<<<<

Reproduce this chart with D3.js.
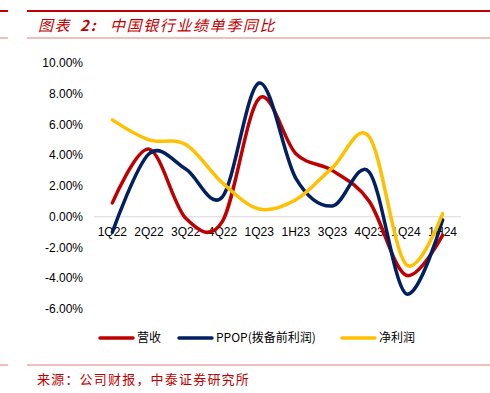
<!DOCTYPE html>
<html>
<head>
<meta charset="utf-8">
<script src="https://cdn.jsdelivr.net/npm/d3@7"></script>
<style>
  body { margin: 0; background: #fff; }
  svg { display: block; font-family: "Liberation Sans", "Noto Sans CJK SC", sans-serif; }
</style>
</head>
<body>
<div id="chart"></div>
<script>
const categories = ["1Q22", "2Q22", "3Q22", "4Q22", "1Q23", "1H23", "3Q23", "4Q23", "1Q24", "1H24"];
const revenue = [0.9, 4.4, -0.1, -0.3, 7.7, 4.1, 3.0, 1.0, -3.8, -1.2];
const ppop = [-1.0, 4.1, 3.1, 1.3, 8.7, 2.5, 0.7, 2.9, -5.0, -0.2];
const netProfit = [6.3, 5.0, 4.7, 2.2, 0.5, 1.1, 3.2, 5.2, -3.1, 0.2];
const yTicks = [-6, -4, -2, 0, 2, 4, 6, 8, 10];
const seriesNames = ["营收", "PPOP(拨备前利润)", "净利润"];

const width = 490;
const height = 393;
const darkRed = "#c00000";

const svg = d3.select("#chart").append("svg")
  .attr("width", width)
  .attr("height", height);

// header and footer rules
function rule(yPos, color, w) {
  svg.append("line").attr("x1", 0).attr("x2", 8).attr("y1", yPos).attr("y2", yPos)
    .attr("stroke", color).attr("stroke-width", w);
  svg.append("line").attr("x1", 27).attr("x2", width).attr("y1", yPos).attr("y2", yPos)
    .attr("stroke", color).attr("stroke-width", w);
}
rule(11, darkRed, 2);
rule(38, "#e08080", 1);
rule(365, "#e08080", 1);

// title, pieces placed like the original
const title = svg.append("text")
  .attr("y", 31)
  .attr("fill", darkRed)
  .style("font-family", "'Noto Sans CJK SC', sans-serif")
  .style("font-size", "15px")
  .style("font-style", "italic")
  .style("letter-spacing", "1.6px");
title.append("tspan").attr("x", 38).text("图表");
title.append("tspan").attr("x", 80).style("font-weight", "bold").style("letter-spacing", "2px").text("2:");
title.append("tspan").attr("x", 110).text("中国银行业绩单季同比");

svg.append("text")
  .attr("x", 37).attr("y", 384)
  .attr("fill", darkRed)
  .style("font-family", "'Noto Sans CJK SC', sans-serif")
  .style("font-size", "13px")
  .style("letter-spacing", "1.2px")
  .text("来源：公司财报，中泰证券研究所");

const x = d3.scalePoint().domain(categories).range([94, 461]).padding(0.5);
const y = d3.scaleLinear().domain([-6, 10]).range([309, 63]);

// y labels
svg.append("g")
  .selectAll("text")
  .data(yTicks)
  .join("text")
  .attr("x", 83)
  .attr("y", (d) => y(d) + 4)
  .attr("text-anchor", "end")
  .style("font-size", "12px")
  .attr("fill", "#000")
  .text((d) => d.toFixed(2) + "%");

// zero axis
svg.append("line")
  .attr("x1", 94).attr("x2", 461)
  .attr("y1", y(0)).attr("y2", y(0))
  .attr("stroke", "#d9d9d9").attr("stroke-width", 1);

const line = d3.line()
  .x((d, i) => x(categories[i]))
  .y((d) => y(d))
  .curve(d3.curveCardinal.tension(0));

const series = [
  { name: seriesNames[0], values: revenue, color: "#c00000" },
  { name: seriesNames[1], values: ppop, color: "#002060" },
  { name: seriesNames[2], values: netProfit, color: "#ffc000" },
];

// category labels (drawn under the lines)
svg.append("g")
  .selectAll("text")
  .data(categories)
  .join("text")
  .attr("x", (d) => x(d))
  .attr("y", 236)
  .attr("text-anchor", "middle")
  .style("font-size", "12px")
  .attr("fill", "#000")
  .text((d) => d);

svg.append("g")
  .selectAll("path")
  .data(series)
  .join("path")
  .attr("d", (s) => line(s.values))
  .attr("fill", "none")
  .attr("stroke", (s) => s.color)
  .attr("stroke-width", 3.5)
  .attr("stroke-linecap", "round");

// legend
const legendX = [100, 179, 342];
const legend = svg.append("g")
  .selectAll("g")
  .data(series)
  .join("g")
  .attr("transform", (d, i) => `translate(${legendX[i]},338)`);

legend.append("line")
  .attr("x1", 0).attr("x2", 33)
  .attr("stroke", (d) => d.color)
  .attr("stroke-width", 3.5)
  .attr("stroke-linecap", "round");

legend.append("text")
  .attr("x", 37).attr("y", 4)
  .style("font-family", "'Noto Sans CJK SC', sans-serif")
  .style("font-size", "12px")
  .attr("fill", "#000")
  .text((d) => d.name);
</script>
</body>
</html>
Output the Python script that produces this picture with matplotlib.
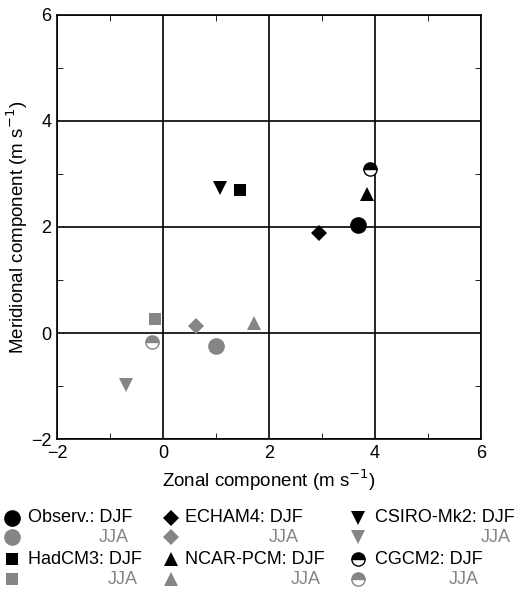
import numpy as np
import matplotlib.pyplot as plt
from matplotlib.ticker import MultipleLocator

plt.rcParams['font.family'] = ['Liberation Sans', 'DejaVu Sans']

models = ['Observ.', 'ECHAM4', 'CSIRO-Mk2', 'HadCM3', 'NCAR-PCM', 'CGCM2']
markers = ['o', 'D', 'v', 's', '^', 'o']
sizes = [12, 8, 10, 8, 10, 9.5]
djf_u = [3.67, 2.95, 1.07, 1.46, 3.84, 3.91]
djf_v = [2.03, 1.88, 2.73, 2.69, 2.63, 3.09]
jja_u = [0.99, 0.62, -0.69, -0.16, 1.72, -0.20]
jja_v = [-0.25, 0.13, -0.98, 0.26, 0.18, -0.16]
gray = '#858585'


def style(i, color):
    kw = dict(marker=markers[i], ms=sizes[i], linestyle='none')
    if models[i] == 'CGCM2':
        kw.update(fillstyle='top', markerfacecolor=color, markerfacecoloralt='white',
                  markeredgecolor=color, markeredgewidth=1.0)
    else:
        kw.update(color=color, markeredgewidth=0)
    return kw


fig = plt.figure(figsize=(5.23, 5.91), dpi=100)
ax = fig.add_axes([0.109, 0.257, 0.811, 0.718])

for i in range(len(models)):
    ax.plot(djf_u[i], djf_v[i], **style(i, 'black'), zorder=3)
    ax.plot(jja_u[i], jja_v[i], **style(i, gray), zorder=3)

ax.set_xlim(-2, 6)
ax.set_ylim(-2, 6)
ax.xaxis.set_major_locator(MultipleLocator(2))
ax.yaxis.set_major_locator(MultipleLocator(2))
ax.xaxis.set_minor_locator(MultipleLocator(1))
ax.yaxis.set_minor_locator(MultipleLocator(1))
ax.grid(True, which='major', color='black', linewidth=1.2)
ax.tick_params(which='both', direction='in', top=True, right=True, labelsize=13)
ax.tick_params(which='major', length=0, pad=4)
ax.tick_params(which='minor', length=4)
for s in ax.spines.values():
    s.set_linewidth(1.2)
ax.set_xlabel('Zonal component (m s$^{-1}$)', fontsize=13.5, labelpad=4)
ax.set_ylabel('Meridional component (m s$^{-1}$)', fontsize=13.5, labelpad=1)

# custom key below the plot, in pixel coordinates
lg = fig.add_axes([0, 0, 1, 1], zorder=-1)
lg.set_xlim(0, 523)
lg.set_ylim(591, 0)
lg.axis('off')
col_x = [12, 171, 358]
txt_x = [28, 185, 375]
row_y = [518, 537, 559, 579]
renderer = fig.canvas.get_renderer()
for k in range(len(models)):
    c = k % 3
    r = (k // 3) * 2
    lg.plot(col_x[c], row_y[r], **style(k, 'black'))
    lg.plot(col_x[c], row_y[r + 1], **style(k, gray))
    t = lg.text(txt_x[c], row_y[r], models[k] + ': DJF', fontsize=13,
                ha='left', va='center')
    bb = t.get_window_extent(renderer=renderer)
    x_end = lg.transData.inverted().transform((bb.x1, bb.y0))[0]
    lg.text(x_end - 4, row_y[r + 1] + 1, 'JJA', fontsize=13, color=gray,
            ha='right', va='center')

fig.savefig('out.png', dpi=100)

>>>>
<<<<

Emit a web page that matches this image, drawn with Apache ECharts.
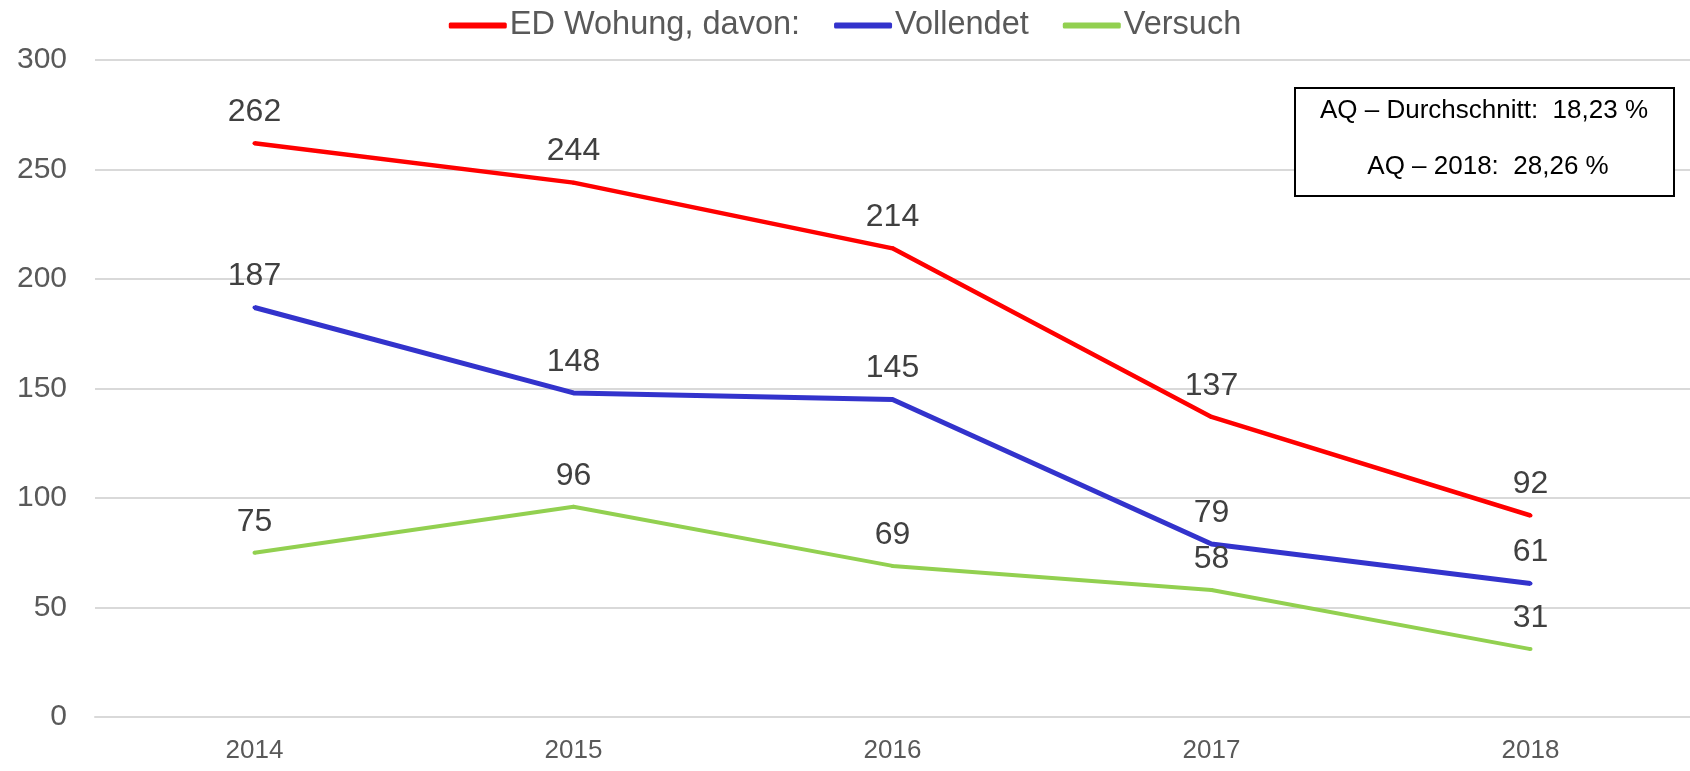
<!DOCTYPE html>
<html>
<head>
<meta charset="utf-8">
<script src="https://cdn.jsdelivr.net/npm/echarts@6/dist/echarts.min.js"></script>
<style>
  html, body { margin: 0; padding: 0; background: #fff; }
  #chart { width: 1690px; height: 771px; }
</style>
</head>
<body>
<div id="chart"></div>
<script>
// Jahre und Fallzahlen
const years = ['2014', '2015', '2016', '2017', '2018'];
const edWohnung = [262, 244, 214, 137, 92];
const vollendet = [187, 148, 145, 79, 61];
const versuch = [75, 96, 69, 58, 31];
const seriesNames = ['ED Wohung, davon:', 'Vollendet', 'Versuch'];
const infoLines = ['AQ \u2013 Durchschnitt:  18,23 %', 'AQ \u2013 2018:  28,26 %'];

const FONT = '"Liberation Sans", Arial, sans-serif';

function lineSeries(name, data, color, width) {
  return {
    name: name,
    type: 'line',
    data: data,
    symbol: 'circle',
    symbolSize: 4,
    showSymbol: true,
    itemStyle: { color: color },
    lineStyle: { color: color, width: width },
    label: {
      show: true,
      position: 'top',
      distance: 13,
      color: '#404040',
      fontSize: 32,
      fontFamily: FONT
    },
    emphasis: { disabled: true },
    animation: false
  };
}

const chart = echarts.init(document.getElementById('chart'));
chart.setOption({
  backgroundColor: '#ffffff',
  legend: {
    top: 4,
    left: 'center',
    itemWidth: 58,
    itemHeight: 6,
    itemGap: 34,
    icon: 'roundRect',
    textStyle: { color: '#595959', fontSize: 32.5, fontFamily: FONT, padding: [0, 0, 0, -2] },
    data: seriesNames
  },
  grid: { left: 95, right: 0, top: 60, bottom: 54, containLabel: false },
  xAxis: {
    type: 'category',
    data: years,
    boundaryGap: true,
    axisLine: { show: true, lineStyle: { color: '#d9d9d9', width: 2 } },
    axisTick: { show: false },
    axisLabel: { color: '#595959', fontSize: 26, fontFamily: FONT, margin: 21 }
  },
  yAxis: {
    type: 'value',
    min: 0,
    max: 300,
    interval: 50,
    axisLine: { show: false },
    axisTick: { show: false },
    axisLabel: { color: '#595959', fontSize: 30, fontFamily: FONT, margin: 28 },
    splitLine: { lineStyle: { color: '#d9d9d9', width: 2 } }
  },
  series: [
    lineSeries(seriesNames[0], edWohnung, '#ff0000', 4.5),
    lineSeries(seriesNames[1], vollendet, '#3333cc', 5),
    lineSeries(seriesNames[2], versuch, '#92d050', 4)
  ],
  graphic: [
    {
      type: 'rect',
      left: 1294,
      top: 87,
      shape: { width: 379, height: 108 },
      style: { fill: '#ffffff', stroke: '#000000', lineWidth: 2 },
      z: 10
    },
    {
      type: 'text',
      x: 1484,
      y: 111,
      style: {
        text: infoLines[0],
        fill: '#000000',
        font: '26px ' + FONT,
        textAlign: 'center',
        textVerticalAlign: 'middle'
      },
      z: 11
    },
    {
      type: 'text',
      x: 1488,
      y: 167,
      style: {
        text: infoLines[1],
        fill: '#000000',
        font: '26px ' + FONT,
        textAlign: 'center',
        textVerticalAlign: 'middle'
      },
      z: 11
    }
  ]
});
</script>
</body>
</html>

>>>>

From the data above, pick out each line containing "that" and copy it.

■ Solution for this exercise
Output the Python script that produces this picture with matplotlib.
Emit a web page that matches this image, drawn with Apache ECharts.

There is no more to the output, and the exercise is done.